What you are asked to do >>
Write out the listing, please, but only from its first line through the line containing "const GRID_GRAY = '#8c8c8c';", exactly as given and without pictures.

## START

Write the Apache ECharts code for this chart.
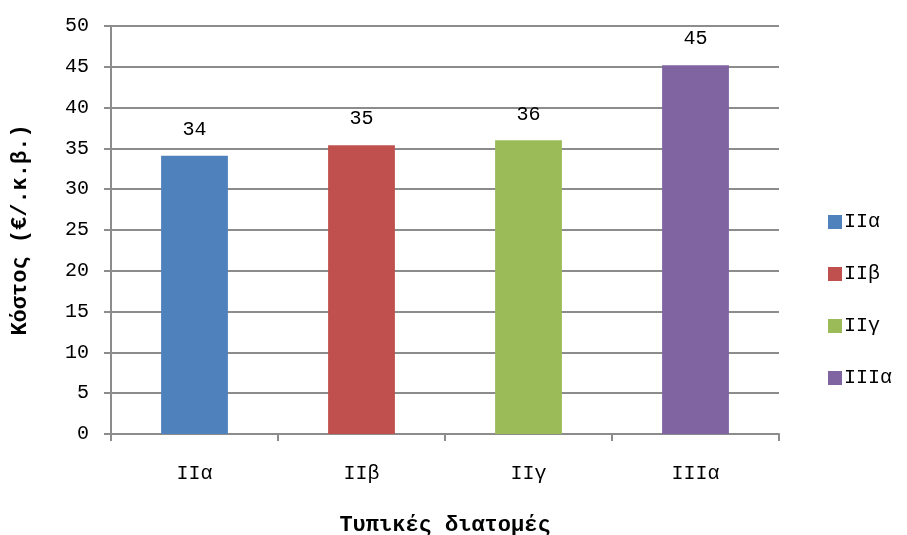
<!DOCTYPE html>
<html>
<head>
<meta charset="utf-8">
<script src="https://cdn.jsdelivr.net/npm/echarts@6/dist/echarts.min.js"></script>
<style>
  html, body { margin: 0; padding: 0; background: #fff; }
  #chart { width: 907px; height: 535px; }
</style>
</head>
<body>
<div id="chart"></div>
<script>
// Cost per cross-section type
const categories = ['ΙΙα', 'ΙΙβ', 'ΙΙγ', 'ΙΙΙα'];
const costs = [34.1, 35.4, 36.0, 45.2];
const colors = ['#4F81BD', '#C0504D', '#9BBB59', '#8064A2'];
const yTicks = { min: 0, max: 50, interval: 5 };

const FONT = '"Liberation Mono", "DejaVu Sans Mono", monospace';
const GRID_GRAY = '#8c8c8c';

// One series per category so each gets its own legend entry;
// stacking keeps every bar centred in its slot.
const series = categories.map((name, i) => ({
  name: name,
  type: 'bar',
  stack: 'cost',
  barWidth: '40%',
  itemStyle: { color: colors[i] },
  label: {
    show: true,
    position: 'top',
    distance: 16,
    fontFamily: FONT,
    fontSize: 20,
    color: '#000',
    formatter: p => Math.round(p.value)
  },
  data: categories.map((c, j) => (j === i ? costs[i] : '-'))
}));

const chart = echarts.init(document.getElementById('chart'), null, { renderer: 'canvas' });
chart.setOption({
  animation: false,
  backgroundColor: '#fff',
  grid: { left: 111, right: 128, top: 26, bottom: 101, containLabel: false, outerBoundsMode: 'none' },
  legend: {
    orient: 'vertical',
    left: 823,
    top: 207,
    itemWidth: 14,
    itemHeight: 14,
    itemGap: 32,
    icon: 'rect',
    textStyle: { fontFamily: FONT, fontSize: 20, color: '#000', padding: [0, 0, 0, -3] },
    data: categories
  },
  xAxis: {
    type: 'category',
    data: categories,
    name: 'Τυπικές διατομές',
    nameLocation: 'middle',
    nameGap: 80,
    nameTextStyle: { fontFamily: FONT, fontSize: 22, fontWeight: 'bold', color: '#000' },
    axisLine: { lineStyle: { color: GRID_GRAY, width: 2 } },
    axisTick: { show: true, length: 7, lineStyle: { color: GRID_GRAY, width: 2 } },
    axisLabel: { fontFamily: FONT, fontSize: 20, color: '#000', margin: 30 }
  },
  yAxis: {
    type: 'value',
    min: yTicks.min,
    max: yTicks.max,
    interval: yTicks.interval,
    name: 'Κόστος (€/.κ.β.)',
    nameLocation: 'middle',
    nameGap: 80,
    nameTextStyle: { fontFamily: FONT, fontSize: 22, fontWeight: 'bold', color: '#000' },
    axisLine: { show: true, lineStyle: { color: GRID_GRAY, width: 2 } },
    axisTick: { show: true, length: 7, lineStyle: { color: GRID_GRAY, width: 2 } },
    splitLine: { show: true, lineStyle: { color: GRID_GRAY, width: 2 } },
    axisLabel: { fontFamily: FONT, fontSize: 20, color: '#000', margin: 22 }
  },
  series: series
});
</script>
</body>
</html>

## END

Response >>
Write the Apache ECharts code for this chart.
<!DOCTYPE html>
<html>
<head>
<meta charset="utf-8">
<script src="https://cdn.jsdelivr.net/npm/echarts@6/dist/echarts.min.js"></script>
<style>
  html, body { margin: 0; padding: 0; background: #fff; }
  #chart { width: 907px; height: 535px; }
</style>
</head>
<body>
<div id="chart"></div>
<script>
// Cost per cross-section type
const categories = ['ΙΙα', 'ΙΙβ', 'ΙΙγ', 'ΙΙΙα'];
const costs = [34.1, 35.4, 36.0, 45.2];
const colors = ['#4F81BD', '#C0504D', '#9BBB59', '#8064A2'];
const yTicks = { min: 0, max: 50, interval: 5 };

const FONT = '"Liberation Mono", "DejaVu Sans Mono", monospace';
const GRID_GRAY = '#8c8c8c';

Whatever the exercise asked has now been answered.